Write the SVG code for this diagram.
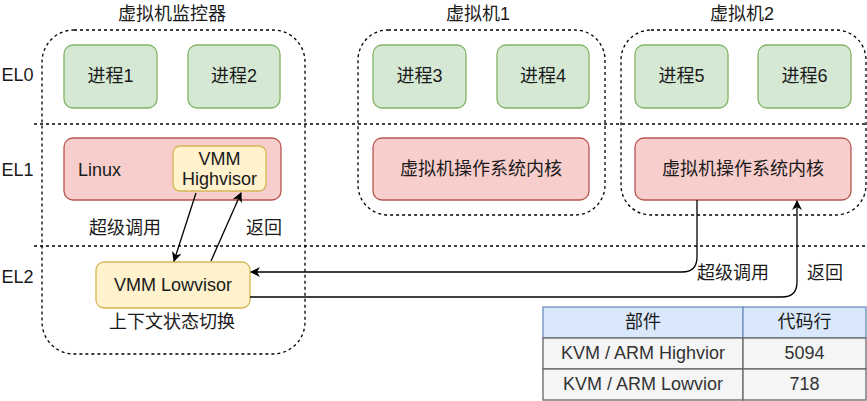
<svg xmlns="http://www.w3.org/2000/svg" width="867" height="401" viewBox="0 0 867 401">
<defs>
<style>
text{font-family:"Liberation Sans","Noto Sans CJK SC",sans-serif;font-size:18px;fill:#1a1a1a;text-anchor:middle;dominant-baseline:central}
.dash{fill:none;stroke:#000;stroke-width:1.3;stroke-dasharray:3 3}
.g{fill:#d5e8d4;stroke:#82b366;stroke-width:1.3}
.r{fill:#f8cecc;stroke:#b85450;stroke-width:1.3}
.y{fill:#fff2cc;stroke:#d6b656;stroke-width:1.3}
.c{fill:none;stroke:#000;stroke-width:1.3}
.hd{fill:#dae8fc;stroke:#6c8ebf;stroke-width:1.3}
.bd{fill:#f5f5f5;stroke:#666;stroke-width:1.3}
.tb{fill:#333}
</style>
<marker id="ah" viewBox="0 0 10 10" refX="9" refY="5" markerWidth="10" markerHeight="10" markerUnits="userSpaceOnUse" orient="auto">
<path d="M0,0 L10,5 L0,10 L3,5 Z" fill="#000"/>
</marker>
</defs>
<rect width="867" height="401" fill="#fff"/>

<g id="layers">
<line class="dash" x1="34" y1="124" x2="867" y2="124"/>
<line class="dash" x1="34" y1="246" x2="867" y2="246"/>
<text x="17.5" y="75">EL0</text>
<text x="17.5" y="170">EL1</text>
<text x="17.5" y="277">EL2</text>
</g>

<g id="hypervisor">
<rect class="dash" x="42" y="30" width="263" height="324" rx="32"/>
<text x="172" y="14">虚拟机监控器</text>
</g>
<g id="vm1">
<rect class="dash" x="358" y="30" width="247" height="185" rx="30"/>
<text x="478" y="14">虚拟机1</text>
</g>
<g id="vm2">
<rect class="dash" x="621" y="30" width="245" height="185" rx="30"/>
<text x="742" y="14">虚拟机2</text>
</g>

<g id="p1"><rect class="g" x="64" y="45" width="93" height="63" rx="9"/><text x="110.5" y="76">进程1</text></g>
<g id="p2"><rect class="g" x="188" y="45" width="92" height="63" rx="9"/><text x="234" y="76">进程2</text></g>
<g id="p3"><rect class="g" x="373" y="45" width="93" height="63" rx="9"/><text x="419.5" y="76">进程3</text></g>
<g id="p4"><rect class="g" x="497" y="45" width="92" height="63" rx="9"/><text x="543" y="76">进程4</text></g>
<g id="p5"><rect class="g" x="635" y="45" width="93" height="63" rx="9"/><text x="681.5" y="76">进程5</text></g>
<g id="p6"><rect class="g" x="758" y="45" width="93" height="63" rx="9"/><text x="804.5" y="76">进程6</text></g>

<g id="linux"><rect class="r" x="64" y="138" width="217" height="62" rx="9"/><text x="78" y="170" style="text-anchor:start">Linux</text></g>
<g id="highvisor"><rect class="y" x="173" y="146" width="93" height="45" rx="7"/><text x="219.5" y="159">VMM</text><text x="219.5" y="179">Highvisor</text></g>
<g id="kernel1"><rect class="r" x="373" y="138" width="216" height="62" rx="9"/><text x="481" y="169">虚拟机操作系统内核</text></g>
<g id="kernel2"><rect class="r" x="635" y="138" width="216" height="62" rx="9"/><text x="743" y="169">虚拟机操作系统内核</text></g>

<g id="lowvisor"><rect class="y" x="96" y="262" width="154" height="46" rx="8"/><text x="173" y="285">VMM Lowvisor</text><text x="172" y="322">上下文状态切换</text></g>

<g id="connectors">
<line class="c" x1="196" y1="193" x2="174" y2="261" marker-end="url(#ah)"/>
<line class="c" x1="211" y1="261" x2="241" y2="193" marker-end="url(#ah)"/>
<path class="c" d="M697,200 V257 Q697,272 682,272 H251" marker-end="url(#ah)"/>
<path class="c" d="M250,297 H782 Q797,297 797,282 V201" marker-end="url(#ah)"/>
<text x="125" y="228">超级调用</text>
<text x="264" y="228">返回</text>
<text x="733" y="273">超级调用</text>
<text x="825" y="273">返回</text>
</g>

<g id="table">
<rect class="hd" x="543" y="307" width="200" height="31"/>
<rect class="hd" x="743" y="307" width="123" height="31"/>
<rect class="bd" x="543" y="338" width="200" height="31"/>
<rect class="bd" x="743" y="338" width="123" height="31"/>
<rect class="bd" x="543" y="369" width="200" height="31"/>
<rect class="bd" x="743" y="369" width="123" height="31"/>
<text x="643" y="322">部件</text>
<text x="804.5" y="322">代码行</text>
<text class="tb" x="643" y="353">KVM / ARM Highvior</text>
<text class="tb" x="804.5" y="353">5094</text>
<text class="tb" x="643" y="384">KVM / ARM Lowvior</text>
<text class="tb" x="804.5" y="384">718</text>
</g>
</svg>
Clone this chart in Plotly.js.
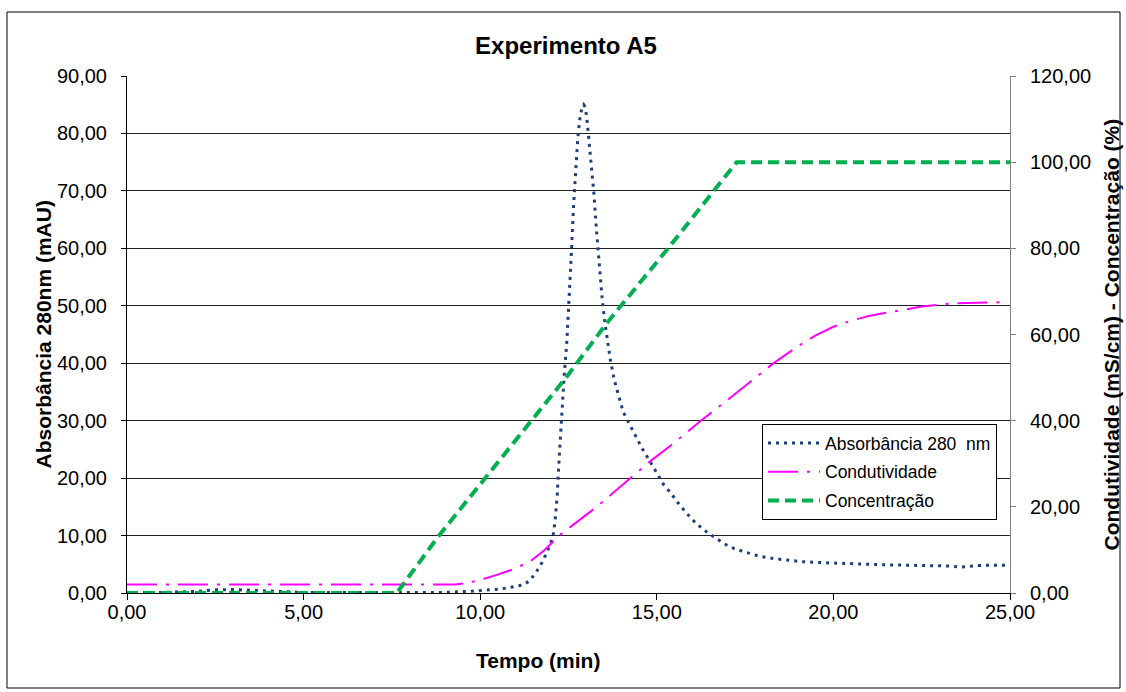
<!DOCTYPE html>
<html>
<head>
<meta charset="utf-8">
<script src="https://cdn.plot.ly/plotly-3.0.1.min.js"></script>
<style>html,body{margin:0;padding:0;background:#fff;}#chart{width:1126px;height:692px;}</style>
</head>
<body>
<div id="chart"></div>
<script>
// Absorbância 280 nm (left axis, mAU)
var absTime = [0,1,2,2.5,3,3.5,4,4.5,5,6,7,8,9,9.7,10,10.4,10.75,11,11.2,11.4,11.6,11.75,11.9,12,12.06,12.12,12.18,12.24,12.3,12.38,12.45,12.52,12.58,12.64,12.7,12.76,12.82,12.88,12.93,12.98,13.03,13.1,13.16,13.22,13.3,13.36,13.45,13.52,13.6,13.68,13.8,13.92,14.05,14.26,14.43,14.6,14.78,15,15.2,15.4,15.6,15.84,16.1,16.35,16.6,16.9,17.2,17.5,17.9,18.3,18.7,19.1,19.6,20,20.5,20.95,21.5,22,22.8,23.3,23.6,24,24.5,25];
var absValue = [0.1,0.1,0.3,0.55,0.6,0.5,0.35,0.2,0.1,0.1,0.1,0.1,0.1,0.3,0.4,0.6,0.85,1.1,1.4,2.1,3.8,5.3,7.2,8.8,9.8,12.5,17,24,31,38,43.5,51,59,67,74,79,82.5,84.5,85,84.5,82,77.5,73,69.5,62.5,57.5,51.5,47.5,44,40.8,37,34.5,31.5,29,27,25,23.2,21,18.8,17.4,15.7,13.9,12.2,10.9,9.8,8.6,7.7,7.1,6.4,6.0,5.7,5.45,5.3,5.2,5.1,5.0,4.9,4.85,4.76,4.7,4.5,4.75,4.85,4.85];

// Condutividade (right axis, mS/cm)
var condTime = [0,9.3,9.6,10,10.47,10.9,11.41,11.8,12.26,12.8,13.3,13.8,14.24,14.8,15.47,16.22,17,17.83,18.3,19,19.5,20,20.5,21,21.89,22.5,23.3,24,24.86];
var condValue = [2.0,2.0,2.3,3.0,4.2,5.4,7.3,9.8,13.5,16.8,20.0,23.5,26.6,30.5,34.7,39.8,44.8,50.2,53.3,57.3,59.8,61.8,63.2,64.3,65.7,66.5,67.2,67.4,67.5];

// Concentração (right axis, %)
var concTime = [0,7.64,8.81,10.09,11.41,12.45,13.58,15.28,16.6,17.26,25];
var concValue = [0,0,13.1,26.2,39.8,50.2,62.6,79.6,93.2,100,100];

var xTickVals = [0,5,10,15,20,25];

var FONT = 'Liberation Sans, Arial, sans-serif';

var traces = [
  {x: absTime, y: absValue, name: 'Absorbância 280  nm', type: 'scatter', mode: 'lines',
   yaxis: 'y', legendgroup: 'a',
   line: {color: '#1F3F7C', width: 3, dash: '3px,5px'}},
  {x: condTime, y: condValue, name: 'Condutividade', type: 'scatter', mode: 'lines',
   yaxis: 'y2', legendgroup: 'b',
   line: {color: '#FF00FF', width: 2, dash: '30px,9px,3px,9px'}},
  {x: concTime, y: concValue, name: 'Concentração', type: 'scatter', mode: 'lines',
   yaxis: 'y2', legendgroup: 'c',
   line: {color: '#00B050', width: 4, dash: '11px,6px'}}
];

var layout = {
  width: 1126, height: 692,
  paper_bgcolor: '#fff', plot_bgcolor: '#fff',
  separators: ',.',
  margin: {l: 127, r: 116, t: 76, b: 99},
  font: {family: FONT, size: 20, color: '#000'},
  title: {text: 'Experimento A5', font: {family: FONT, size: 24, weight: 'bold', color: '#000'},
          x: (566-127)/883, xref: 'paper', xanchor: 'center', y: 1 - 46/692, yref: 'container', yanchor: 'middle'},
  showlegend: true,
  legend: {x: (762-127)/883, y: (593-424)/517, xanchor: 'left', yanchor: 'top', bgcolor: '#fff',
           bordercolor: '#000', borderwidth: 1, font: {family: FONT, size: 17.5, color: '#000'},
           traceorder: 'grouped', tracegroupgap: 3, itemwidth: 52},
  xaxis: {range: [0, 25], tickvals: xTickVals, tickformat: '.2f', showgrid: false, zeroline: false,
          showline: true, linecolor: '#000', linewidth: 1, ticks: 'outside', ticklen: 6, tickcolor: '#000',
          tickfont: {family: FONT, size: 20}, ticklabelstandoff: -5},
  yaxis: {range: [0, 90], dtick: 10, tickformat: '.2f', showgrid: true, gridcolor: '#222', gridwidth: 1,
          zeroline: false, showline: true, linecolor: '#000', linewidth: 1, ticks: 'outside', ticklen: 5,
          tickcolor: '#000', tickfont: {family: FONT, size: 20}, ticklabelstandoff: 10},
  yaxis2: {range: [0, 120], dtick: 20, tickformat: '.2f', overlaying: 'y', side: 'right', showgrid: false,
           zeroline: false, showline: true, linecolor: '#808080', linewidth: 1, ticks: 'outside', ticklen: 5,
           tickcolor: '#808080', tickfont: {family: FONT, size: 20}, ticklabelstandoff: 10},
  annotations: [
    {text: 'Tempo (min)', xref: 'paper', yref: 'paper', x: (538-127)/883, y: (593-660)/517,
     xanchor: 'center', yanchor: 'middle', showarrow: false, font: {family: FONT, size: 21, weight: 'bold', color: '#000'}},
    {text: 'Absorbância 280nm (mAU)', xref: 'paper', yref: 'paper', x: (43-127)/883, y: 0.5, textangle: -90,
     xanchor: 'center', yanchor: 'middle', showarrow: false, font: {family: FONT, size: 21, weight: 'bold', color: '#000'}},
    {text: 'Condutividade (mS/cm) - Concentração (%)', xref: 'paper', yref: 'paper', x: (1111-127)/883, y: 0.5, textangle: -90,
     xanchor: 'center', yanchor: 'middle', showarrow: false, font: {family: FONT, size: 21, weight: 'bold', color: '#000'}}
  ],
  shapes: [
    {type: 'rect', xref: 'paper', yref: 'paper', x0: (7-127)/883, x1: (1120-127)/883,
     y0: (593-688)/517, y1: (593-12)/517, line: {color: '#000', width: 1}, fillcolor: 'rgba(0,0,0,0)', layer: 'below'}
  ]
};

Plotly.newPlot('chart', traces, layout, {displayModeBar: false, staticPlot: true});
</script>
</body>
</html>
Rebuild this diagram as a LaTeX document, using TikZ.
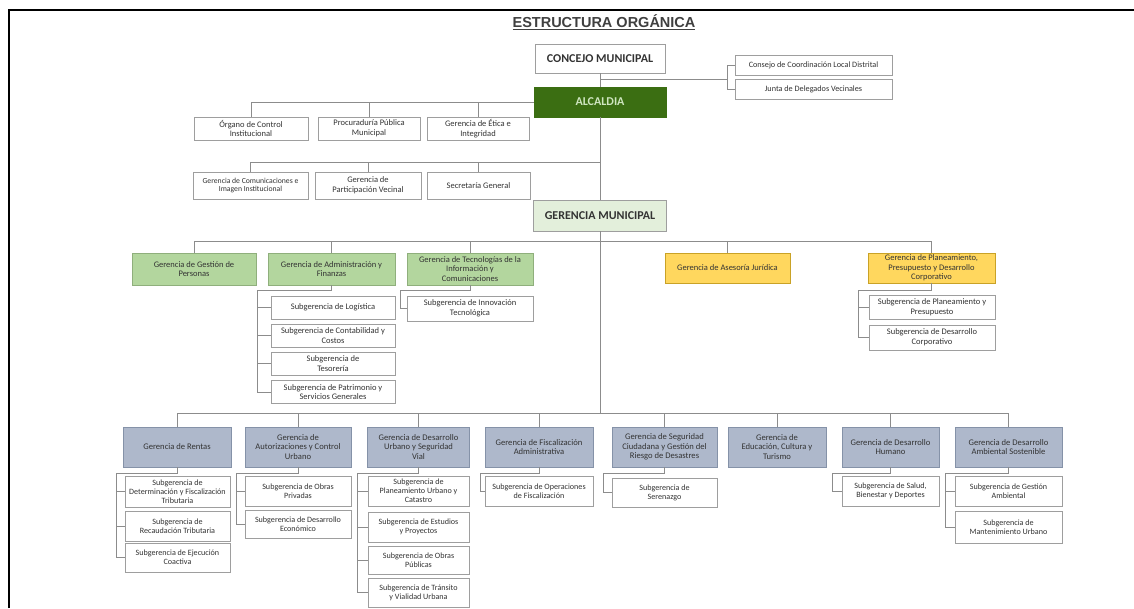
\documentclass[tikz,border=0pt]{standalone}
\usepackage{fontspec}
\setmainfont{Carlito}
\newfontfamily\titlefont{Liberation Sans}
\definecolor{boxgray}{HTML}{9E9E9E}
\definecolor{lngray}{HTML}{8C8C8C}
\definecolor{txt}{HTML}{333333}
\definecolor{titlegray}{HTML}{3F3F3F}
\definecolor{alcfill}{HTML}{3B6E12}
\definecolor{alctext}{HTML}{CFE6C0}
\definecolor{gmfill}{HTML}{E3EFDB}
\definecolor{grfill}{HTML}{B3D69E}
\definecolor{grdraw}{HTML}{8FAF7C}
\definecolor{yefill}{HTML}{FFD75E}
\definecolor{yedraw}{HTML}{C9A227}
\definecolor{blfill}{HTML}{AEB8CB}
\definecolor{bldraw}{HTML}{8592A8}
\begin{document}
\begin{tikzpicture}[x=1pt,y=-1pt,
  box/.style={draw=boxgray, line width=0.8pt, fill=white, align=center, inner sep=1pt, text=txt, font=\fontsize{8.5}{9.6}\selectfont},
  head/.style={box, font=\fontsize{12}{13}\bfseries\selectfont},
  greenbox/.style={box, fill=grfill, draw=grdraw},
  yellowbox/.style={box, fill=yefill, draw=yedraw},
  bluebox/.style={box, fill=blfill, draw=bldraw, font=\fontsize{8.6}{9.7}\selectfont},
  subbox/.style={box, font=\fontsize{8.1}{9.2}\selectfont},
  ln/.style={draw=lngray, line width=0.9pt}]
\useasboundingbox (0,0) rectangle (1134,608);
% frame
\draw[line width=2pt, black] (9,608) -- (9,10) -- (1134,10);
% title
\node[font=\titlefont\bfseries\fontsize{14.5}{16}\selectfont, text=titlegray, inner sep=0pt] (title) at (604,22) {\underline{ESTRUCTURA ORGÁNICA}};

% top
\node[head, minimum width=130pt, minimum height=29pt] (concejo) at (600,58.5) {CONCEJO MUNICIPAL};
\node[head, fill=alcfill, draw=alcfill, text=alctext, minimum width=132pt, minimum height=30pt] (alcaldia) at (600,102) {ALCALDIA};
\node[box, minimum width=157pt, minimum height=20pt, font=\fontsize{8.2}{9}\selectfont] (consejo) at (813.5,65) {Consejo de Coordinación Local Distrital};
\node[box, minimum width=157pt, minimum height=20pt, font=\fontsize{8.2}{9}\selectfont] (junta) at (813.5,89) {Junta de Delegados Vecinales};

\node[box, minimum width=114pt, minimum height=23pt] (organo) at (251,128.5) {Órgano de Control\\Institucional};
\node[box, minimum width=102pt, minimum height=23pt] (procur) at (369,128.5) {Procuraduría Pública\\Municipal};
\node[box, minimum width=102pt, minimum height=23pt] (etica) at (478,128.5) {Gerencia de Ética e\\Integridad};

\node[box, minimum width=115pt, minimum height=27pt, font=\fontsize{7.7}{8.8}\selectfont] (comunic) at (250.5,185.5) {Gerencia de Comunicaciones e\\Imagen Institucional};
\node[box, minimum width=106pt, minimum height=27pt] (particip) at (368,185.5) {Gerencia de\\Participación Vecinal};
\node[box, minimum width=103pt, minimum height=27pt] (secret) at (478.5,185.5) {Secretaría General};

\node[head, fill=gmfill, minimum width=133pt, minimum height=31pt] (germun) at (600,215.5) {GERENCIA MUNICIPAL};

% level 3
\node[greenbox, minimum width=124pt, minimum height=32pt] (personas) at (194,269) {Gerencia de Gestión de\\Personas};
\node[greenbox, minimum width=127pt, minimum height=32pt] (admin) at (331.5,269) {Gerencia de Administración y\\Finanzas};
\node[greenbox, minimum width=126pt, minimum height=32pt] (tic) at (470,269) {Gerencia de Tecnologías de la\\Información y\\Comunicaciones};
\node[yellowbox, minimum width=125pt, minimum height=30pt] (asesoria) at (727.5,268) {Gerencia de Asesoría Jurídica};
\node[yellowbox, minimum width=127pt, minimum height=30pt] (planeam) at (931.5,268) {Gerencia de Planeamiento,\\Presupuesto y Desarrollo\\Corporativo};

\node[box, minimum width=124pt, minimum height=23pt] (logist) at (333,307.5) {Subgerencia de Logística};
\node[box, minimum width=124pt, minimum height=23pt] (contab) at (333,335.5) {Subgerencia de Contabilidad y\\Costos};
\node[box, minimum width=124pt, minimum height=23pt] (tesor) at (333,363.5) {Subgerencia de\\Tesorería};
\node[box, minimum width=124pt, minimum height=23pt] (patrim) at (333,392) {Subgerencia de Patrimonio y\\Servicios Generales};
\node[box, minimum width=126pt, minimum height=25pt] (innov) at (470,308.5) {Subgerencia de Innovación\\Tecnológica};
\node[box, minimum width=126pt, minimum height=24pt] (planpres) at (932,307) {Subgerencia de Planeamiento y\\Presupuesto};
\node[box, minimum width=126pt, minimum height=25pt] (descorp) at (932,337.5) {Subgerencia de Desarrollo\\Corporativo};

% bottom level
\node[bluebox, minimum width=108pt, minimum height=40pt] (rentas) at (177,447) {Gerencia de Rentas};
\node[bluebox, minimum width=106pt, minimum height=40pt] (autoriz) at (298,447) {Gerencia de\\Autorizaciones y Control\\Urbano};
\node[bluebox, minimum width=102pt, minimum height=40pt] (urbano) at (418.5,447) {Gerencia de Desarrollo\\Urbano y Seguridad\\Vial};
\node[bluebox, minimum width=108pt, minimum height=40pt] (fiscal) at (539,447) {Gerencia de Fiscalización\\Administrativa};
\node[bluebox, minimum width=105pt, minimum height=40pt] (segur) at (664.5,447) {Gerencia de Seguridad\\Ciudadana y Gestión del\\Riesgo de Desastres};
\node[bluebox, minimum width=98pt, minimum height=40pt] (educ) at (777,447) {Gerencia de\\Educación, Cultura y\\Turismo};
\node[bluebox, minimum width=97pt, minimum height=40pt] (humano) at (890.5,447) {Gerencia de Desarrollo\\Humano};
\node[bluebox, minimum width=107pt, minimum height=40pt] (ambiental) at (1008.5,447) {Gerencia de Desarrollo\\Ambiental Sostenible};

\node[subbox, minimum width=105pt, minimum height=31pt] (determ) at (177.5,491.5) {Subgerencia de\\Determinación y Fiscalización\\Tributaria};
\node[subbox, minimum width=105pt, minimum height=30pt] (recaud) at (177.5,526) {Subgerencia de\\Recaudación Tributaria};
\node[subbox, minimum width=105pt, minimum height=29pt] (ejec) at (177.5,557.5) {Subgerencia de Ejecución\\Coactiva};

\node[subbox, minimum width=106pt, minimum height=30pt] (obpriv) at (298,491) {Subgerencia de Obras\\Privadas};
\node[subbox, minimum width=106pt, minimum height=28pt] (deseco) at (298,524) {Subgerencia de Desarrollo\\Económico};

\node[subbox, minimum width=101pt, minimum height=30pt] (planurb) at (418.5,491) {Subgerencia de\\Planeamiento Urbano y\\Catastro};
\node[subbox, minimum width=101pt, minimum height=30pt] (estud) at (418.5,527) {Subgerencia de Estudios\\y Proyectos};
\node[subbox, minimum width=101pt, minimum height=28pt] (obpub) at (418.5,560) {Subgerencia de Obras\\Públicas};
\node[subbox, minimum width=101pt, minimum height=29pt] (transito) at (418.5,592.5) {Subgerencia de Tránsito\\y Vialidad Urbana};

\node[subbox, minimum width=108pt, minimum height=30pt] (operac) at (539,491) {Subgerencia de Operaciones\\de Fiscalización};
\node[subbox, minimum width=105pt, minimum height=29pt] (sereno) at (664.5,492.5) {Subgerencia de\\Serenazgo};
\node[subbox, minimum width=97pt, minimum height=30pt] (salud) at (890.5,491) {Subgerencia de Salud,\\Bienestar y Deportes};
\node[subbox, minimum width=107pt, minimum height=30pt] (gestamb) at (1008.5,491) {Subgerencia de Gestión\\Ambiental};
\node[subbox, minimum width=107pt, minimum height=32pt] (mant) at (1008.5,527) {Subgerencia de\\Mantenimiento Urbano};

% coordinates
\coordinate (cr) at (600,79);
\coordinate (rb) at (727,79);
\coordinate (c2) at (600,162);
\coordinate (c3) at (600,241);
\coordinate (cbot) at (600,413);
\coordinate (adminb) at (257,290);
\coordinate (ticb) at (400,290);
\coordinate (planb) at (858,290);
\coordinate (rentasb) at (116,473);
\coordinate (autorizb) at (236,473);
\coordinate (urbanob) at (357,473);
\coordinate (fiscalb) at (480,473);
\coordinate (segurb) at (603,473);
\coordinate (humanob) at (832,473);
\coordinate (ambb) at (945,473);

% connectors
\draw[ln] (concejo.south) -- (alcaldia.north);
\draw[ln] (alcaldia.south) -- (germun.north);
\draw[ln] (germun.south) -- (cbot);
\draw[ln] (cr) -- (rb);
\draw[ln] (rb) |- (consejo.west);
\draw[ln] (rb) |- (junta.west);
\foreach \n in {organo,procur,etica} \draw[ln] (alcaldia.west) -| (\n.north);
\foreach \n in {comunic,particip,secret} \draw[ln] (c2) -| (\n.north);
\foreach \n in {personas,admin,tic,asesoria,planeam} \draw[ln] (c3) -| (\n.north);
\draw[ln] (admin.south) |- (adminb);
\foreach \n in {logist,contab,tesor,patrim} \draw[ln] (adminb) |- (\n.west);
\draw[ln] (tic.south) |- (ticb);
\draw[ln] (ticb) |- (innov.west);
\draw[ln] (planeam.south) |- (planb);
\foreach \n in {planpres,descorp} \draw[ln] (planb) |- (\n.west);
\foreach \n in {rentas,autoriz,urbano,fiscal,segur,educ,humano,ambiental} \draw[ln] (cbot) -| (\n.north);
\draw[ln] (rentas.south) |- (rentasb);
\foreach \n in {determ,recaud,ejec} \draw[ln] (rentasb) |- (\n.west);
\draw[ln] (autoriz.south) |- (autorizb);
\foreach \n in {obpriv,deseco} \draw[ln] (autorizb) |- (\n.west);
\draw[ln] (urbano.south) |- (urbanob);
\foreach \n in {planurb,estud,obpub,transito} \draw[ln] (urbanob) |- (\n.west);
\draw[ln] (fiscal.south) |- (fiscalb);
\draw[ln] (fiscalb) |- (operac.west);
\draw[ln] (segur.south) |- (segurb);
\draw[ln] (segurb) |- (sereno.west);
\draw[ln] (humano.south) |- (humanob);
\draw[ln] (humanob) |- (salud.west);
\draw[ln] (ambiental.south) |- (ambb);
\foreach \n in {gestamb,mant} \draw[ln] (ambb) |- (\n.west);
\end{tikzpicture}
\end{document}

EXERCISE:
Count every line of the records that holds "diagram". State the number, nothing else.

ANSWER FOR THIS EXERCISE:
2